Eg a few values in the column could look like -
Samsung (india)
Samsung/Dhamal
Blackberry (chikna)
Blackberry/Kala Anda
iPhone - egypt
iPhone 5 * yeda
The output will look like -
Samsung
Samsung
Blackberry
Blackberry
iPhone
iPhone 5
NOTE: The cell values in that specific column, are not static, have no pattern, may contain other special characters as well, are not of a specific length.
This question is well suited for regular expressions. The following function returns the position of the character preceding the first match of a simple regex pattern in a given string. If no match is found, the function returns the length of the string. The function can be combined with the LEFT function to extract the text preceding the match. ( The use of LEFT is necessary because, for the sake of simplicity, this function does not implement submatches. )

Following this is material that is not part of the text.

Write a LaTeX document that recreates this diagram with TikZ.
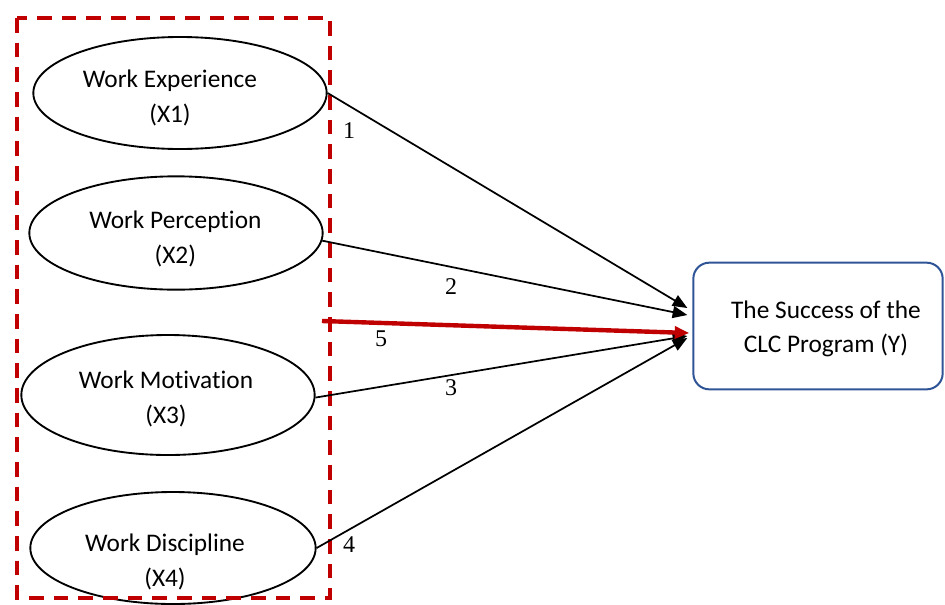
\documentclass[tikz,border=0pt]{standalone}
\usepackage{fontspec}
\setmainfont{Carlito}[Ligatures=NoCommon]
\newfontfamily\labelfont{Liberation Serif}
\usetikzlibrary{shapes.geometric, arrows.meta, calc, positioning}
\definecolor{framered}{RGB}{192,0,0}
\definecolor{boxblue}{RGB}{47,85,151}
% two-line label inside an ellipse, nudged left (#1, doubled) and down (#2)
\newcommand{\vartext}[4]{\raisebox{0pt}[\dimexpr\height+#2\relax][\dimexpr\depth-#2\relax]{\hspace*{#1}\begin{tabular}{@{}c@{}}#3\\#4\end{tabular}}}

\begin{document}
\begin{tikzpicture}[x=0.75pt,y=-0.75pt]
\tikzstyle{var}=[draw, ellipse, line width=1.4pt, minimum width=220pt, inner sep=0pt, align=center, font=\fontsize{19}{26}\selectfont]
\tikzstyle{result}=[draw=boxblue, rounded corners=12pt, line width=1.5pt, minimum width=187pt, minimum height=95pt, align=center, font=\fontsize{19}{26}\selectfont]
\tikzstyle{link}=[line width=1.3pt, -{Triangle[length=11pt, width=9pt]}]
\tikzstyle{keylink}=[framered, line width=3.3pt, -{Triangle[length=11pt, width=9pt]}]
\tikzstyle{frame}=[framered, line width=3pt, dash pattern=on 11pt off 7.5pt]
\tikzstyle{num}=[font=\labelfont\fontsize{18}{20}\selectfont, inner sep=0pt]
\useasboundingbox (0,0) rectangle (945,604);

% independent variables
\node[var, minimum height=84pt] (e1) at (180,93) {\vartext{-15pt}{3.75pt}{Work Experience}{(X1)}};
\node[var, minimum height=85pt] (e2) at (176,233) {\vartext{-1pt}{4.5pt}{Work Perception}{(X2)}};
\node[var, minimum height=90pt] (e3) at (168,395) {\vartext{-3pt}{3pt}{Work Motivation}{(X3)}};
\node[var, minimum width=214pt, minimum height=84pt] (e4) at (173,548) {\vartext{-12pt}{10.5pt}{Work Discipline}{(X4)}};
\draw[frame] (17,18) rectangle (330,598);

% dependent variable
\node[result] (box) at (818,326) {\raisebox{0pt}[\dimexpr\height+2pt\relax][\dimexpr\depth-2pt\relax]{\begin{tabular}{@{}c@{}}\hspace*{12pt}The Success of the\\\hspace*{12pt}CLC Program (Y)\end{tabular}}};

\coordinate (t1) at ($(box.west)+(-5,-18)$);
\coordinate (t2) at ($(box.west)+(-5,-11)$);
\coordinate (t5) at ($(box.west)+(-3,7)$);
\coordinate (t3) at ($(box.west)+(-5,10)$);
\coordinate (t4) at ($(box.west)+(-5,12)$);
\coordinate (s5) at (322,321);

\draw[link] (e1.east) -- (t1);
\draw[link] (e2.-3) -- (t2);
\draw[link] (e3.-1) -- (t3);
\draw[link] (e4.east) -- (t4);
\draw[keylink] (s5) -- (t5);

% path labels
\node[num] (n1) at (349,131) {1};
\node[num] (n2) at (451,287) {2};
\node[num] (n5) at (381,339) {5};
\node[num] (n3) at (451,388) {3};
\node[num] (n4) at (349,545) {4};
\end{tikzpicture}
\end{document}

The following formula would extract the product names in your sample data:
=LEFT(A1,regexmatch(A1," \(|\/| -| \*"))
Breaking down the match pattern " \\(|\\/| -| \\*"
:
" \(" matches a space followed by a left parenthesis
[the backslash escapes the "(", a special character in regular expressions]
"|" signifies an alternative pattern to match
"\/" matches a forward slash (/)
" -" matches a space followed by a dash (-)
" \*" matches a space followed by an asterisk (*).
To learn more about regular expressions, see this regular expression tutorial , one of many available on the web.
In order for the function to work, you will need to set a reference to Microsoft VBScript Regular Expressions 5.5. To do this, select Tools/References from the VBA IDE and check this item, which will be well down the long list of references.
Function regexMatch(text As String, rePattern As String)
'Response to SO post 16591260
'Adapted from code at http://www.macrostash.com/2011/10/08/
' simple-regular-expression-tutorial-for-excel-vba/.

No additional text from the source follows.